Over the course of the year, we pay tribute to 35 living Vanguards and 12 departed heroes. This month’s featured Vanguard is Jay Pack, Standard Fruit & Vegetable/The Pack Family Foundation
Originally printed in the July 2021 issue of Produce Business.
Jay Pack’s fortuitous path into the produce industry would turn out to be the industry’s fortune. Channeling his outside business acumen, he’s been a major change agent and, above all, an industry philanthropist.
Pack ambitiously built Standard Fruit and Vegetable Co. (the Dallas-based company he sold in 2003 to Fresh Del Monte Produce) into a powerhouse regional distributor with national reach.
Still, according to Pack, the team he built there was the foundation of the company’s success. It also foreshadowed what other industry vanguards recognize as Pack’s largest industry imprint: creating and nurturing a produce industry outreach program to recruit, develop and retain young leaders of tomorrow.
“Jay’s background in banking stood him in great stead to understand the business that his father-in-law brought him in to run. But I see Jay’s greatest contribution to the produce industry in a broader light,” says Bryan Silbermann, whose 34-year tenure at the Produce Marketing Association (PMA) included 20 years as its president and chief executive.
“Jay Pack understood that growing the produce industry in the decades ahead would require an influx of talented young people with the marketing knowledge and technological skills needed in the 21st century,” says Silbermann.
“It was his vision and willingness to fund a completely new outreach to college students, so that the possibilities of careers in the industry would be more widely known and great talent would be attracted.”
The Pack Family PMA Career Pathways Program gave birth to the PMA Foundation (now the Center for Growing Talent at PMA), in which Jay Pack played an integral part over the years.
The nonprofit education foundation of PMA — made possible through industry support, which Pack personified and championed — remains key to ensuring the industry continues to thrive today and tomorrow.
“Jay has an affinity for the produce business, even though he wasn’t born into it,” says Bruce Peterson, former senior vice president of perishables at Walmart. “Jay is magnanimous, and more than generous to the produce industry, particularly in building the Pack Foundation.”

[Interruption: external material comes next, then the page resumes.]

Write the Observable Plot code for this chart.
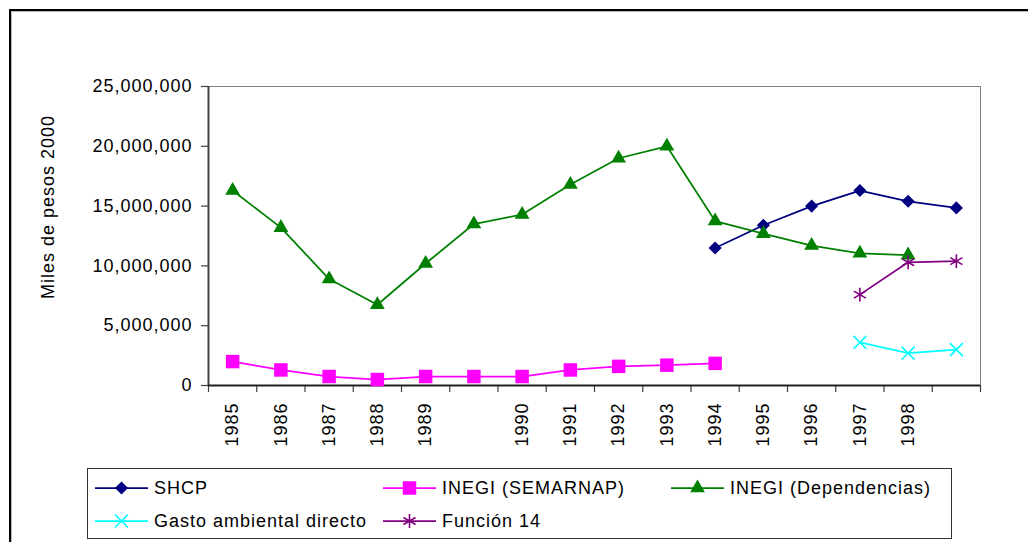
<!DOCTYPE html>
<html>
<head>
<meta charset="utf-8">
<script src="https://cdn.jsdelivr.net/npm/d3@7"></script>
<script src="https://cdn.jsdelivr.net/npm/@observablehq/plot@0.6"></script>
<style>
  html, body { margin: 0; padding: 0; background: #fff; }
  body { width: 1028px; height: 542px; overflow: hidden; position: relative; font-family: Arial, "Liberation Sans", sans-serif; }
  #outer { position: absolute; left: 9px; top: 9px; width: 1030px; height: 540px; border-top: 2px solid #000; border-left: 2px solid #000; box-shadow: inset 1px 1px 0 #bbb; pointer-events: none; }
  #chart { position: absolute; left: 0; top: 0; }
  #legend { position: absolute; left: 87px; top: 468px; width: 865px; height: 71px; border: 1px solid #333; box-sizing: border-box; background: #fff; }
  .item { position: absolute; display: flex; align-items: center; height: 22px; font-size: 18px; letter-spacing: 1px; color: #000; white-space: nowrap; }
  .item svg { margin-right: 6px; }
</style>
</head>
<body>
<div id="chart"></div>
<div id="legend"></div>
<div id="outer"></div>
<script>
// ---- data ----
const labels = ["1985","1986","1987","1988","1989","","1990","1991","1992","1993","1994","1995","1996","1997","1998",""];
const shcp         = [null,null,null,null,null,null,null,null,null,null,11.5e6,13.4e6,15.0e6,16.3e6,15.4e6,14.85e6];
const semarnap     = [2.0e6,1.3e6,0.75e6,0.5e6,0.75e6,0.75e6,0.75e6,1.3e6,1.6e6,1.7e6,1.85e6,null,null,null,null,null];
const dependencias = [16.3e6,13.2e6,8.9e6,6.75e6,10.2e6,13.5e6,14.3e6,16.8e6,19.0e6,20.0e6,13.75e6,12.7e6,11.7e6,11.05e6,10.9e6,null];
const gasto        = [null,null,null,null,null,null,null,null,null,null,null,null,null,3.6e6,2.7e6,3.0e6];
const funcion14    = [null,null,null,null,null,null,null,null,null,null,null,null,null,7.6e6,10.3e6,10.4e6];
const yTicks = [0, 5e6, 10e6, 15e6, 20e6, 25e6];
const yLabel = "Miles de pesos 2000";

const series = [
  {name: "SHCP", values: shcp, color: "#000080", symbol: "diamond2", r: 5.9, filled: true},
  {name: "INEGI (SEMARNAP)", values: semarnap, color: "#FF00FF", symbol: "square", r: 7.6, filled: true},
  {name: "INEGI (Dependencias)", values: dependencias, color: "#008000", symbol: "triangle", r: 5.5, filled: true},
  {name: "Gasto ambiental directo", values: gasto, color: "#00FFFF", symbol: "times", r: 6, filled: false},
  {name: "Función 14", values: funcion14, color: "#800080", symbol: "asterisk", r: 6.6, filled: false}
];

const idx = labels.map((_, i) => i);
const boundaries = [...idx.map(i => i - 0.5), labels.length - 0.5];
const xDomain = [-0.5, labels.length - 0.5];

const marks = [
  Plot.frame({stroke: "#808080", strokeWidth: 1}),
  Plot.axisY({ticks: yTicks, tickFormat: d3.format(","), tickSize: 7, tickPadding: 9, stroke: "#404040", strokeWidth: 1.2, label: null}),
  Plot.axisX({ticks: boundaries, tickFormat: () => "", tickSize: 7, stroke: "#404040", strokeWidth: 1.2, label: null}),
  Plot.axisX({ticks: idx, tickFormat: i => labels[i], tickSize: 0, tickPadding: 17, tickRotate: -90, label: null}),
  Plot.ruleX([xDomain[0]], {stroke: "#404040", strokeWidth: 2}),
  Plot.ruleY([0], {stroke: "#202020", strokeWidth: 2}),
  Plot.text([yLabel], {frameAnchor: "left", textAnchor: "middle", rotate: -90, dx: -160, dy: -29, fontSize: 18, fill: "#000"})
];

for (const s of series) {
  const rows = s.values.map((v, i) => ({i, v})).filter(d => d.v != null);
  marks.push(Plot.line(rows, {x: "i", y: "v", stroke: s.color, strokeWidth: 1.75}));
  marks.push(Plot.dot(rows, s.filled
    ? {x: "i", y: "v", symbol: s.symbol, r: s.r, fill: s.color, stroke: "none"}
    : {x: "i", y: "v", symbol: s.symbol, r: s.r, fill: "none", stroke: s.color, strokeWidth: 1.6}));
}

const chart = Plot.plot({
  width: 1028,
  height: 460,
  marginLeft: 208,
  marginRight: 48,
  marginTop: 86,
  marginBottom: 75,
  style: {fontFamily: "Arial, 'Liberation Sans', sans-serif", fontSize: "18px", letterSpacing: "1px", color: "#000", background: "transparent"},
  x: {type: "linear", domain: xDomain, axis: null, label: null},
  y: {domain: [0, 25e6], axis: null, label: null},
  marks
});
document.getElementById("chart").appendChild(chart);

// ---- legend ----
const legend = d3.select("#legend");
const pos = [[7, 8], [295, 8], [583, 8], [7, 41], [295, 41]];
series.forEach((s, k) => {
  const item = legend.append("div").attr("class", "item")
    .style("left", pos[k][0] + "px").style("top", pos[k][1] + "px");
  const svg = item.append("svg").attr("width", 53).attr("height", 22);
  svg.append("line").attr("x1", 0).attr("x2", 53).attr("y1", 11).attr("y2", 11)
    .attr("stroke", s.color).attr("stroke-width", 1.75);
  const sym = {diamond2: d3.symbolDiamond2, square: d3.symbolSquare, triangle: d3.symbolTriangle, times: d3.symbolTimes, asterisk: d3.symbolAsterisk}[s.symbol];
  const p = svg.append("path").attr("transform", "translate(26.5,11)")
    .attr("d", d3.symbol(sym, Math.PI * s.r * s.r)());
  if (s.filled) p.attr("fill", s.color); else p.attr("fill", "none").attr("stroke", s.color).attr("stroke-width", 1.6);
  item.append("span").text(s.name);
});
</script>
</body>
</html>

“The thing about Jay that stands out in my mind is he recognized how he could bring young talented people into the business, and how to perpetuate the next level of leadership,” says Peterson (see his Vanguard profile in the October issue of Produce Business).
After college, Pack started in the banking business. Then he met Ruthie Rutchik, whose father, Marty, was involved in the industry through his company, Standard Fruit and Vegetable Co. After Ruthie and Pack married, Marty Rutchik encouraged Pack to join him and take the company to the next level.
“Because we were around Ruthie’s parents all the time, and I loved the people I met in the produce industry and loved the business and entrepreneurship I saw, we finally decided, ‘let’s give it a try,’” says Pack.
Marty Rutchik and a brother, Morris, sold the company in 1990, but the European buyer soon had to divest of all its American assets, Standard Fruit being one. Pack admits, “I was in way over my skis, but decided to put an offer in for Standard,” and, in 1992, the company returned to their ownership.
Under Pack’s leadership, the company expanded its value-added lines in potatoes, tomatoes and onions, and also started doing some acquisitions, enlarging its geographic footprint.
When the company moved to Dallas, it became a challenge to find talent, so Pack says they decided to start recruiting students from outside the industry at local universities, and train their own team.
“At the end of the day,” Pack says, “they all had this tremendous drive and work ethic and it was just refreshing.”
“Bringing in young people was certainly impactful in terms of our ability to grow and face the future.”
In 2003, following the sale of the company to Del Monte, Pack knew he wanted to stay in touch with the produce industry, so he approached Bryan Silbermann about setting up an industry-wide career development program. “One thing I requested,” Pack recalls, “was to try and measure our success, to have continual improvement from year to year. I think we were very effective in that. At the end of the sessions, we had an open format to get feedback and brainstorm, and from that we gathered data, and we changed things. And they continue to do that every year.”
“The program has really exceeded everybody’s expectations in terms of retention in the industry, the number and quality of students it’s brought into the industry,” says Pack. “And that was the overall goal from the start.”
The Jay Pack Cultivating Our Future award honors volunteers who support attracting talent by sharing their passion and insights for careers in the produce and floral industries. Rich Dachman (a Produce Business Vanguard) received it the first year, and Dick Spezzano (another Produce Business Vanguard) received it in 2019. The 2020 winner was Dan’l Mackey Almy.
Jay Pack presented the award at the virtual PMA Fresh Summit to Almy — his first student recruit at Standard Fruit — coming full circle for Pack, whose impact continues to reverberate across the industry.